▸ **REQUIREMENT**
Skip the pictures and repeat each line of the data exactly.

▸ **DATA EXTRACT**
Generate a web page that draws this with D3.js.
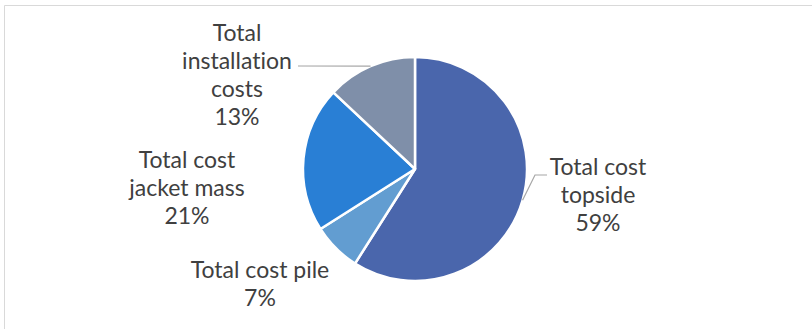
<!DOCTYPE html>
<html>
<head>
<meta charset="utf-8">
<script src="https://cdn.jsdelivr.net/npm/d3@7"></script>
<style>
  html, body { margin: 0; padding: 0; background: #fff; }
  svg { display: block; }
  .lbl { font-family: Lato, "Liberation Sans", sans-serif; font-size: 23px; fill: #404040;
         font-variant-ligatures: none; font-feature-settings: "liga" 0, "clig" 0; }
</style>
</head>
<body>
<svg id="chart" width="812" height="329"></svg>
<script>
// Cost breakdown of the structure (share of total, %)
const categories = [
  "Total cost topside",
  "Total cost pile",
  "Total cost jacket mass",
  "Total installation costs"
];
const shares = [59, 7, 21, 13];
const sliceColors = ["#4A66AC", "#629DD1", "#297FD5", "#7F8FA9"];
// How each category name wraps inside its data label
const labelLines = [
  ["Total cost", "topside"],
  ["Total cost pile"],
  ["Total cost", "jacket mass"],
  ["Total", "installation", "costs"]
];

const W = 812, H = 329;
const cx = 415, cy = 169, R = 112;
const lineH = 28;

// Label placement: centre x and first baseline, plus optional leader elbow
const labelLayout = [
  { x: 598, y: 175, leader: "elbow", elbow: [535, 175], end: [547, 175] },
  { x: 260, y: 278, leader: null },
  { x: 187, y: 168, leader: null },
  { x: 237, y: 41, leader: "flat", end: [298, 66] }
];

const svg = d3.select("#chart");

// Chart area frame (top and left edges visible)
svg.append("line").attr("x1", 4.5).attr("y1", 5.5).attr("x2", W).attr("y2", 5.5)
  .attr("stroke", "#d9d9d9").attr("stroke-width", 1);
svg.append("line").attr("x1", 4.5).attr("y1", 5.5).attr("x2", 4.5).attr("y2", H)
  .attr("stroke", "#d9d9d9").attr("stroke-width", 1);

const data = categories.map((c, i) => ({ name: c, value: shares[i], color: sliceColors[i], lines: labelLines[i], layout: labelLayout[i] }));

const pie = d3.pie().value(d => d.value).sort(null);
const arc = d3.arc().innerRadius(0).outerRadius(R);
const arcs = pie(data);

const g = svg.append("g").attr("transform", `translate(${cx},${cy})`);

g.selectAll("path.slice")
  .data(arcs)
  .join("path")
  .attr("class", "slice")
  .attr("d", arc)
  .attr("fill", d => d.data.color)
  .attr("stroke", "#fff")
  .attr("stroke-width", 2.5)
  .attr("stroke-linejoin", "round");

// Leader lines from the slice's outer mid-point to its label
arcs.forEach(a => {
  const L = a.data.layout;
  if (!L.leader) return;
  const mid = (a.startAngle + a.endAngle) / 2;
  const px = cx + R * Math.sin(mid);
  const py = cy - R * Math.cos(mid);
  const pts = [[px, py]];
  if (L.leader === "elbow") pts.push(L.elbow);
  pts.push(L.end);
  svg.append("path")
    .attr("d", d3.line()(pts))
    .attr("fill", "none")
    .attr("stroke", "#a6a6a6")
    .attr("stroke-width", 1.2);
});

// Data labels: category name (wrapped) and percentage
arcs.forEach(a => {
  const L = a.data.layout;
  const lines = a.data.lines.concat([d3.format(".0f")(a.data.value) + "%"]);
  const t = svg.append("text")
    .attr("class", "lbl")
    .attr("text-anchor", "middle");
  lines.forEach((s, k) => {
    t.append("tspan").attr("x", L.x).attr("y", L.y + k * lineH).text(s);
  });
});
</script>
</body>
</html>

▸ **FINISHED ANSWER**
Generate a web page that draws this with D3.js.
<!DOCTYPE html>
<html>
<head>
<meta charset="utf-8">
<script src="https://cdn.jsdelivr.net/npm/d3@7"></script>
<style>
  html, body { margin: 0; padding: 0; background: #fff; }
  svg { display: block; }
  .lbl { font-family: Lato, "Liberation Sans", sans-serif; font-size: 23px; fill: #404040;
         font-variant-ligatures: none; font-feature-settings: "liga" 0, "clig" 0; }
</style>
</head>
<body>
<svg id="chart" width="812" height="329"></svg>
<script>
// Cost breakdown of the structure (share of total, %)
const categories = [
  "Total cost topside",
  "Total cost pile",
  "Total cost jacket mass",
  "Total installation costs"
];
const shares = [59, 7, 21, 13];
const sliceColors = ["#4A66AC", "#629DD1", "#297FD5", "#7F8FA9"];
// How each category name wraps inside its data label
const labelLines = [
  ["Total cost", "topside"],
  ["Total cost pile"],
  ["Total cost", "jacket mass"],
  ["Total", "installation", "costs"]
];

const W = 812, H = 329;
const cx = 415, cy = 169, R = 112;
const lineH = 28;

// Label placement: centre x and first baseline, plus optional leader elbow
const labelLayout = [
  { x: 598, y: 175, leader: "elbow", elbow: [535, 175], end: [547, 175] },
  { x: 260, y: 278, leader: null },
  { x: 187, y: 168, leader: null },
  { x: 237, y: 41, leader: "flat", end: [298, 66] }
];

const svg = d3.select("#chart");

// Chart area frame (top and left edges visible)
svg.append("line").attr("x1", 4.5).attr("y1", 5.5).attr("x2", W).attr("y2", 5.5)
  .attr("stroke", "#d9d9d9").attr("stroke-width", 1);
svg.append("line").attr("x1", 4.5).attr("y1", 5.5).attr("x2", 4.5).attr("y2", H)
  .attr("stroke", "#d9d9d9").attr("stroke-width", 1);

const data = categories.map((c, i) => ({ name: c, value: shares[i], color: sliceColors[i], lines: labelLines[i], layout: labelLayout[i] }));

const pie = d3.pie().value(d => d.value).sort(null);
const arc = d3.arc().innerRadius(0).outerRadius(R);
const arcs = pie(data);

const g = svg.append("g").attr("transform", `translate(${cx},${cy})`);

g.selectAll("path.slice")
  .data(arcs)
  .join("path")
  .attr("class", "slice")
  .attr("d", arc)
  .attr("fill", d => d.data.color)
  .attr("stroke", "#fff")
  .attr("stroke-width", 2.5)
  .attr("stroke-linejoin", "round");

// Leader lines from the slice's outer mid-point to its label
arcs.forEach(a => {
  const L = a.data.layout;
  if (!L.leader) return;
  const mid = (a.startAngle + a.endAngle) / 2;
  const px = cx + R * Math.sin(mid);
  const py = cy - R * Math.cos(mid);
  const pts = [[px, py]];
  if (L.leader === "elbow") pts.push(L.elbow);
  pts.push(L.end);
  svg.append("path")
    .attr("d", d3.line()(pts))
    .attr("fill", "none")
    .attr("stroke", "#a6a6a6")
    .attr("stroke-width", 1.2);
});

// Data labels: category name (wrapped) and percentage
arcs.forEach(a => {
  const L = a.data.layout;
  const lines = a.data.lines.concat([d3.format(".0f")(a.data.value) + "%"]);
  const t = svg.append("text")
    .attr("class", "lbl")
    .attr("text-anchor", "middle");
  lines.forEach((s, k) => {
    t.append("tspan").attr("x", L.x).attr("y", L.y + k * lineH).text(s);
  });
});
</script>
</body>
</html>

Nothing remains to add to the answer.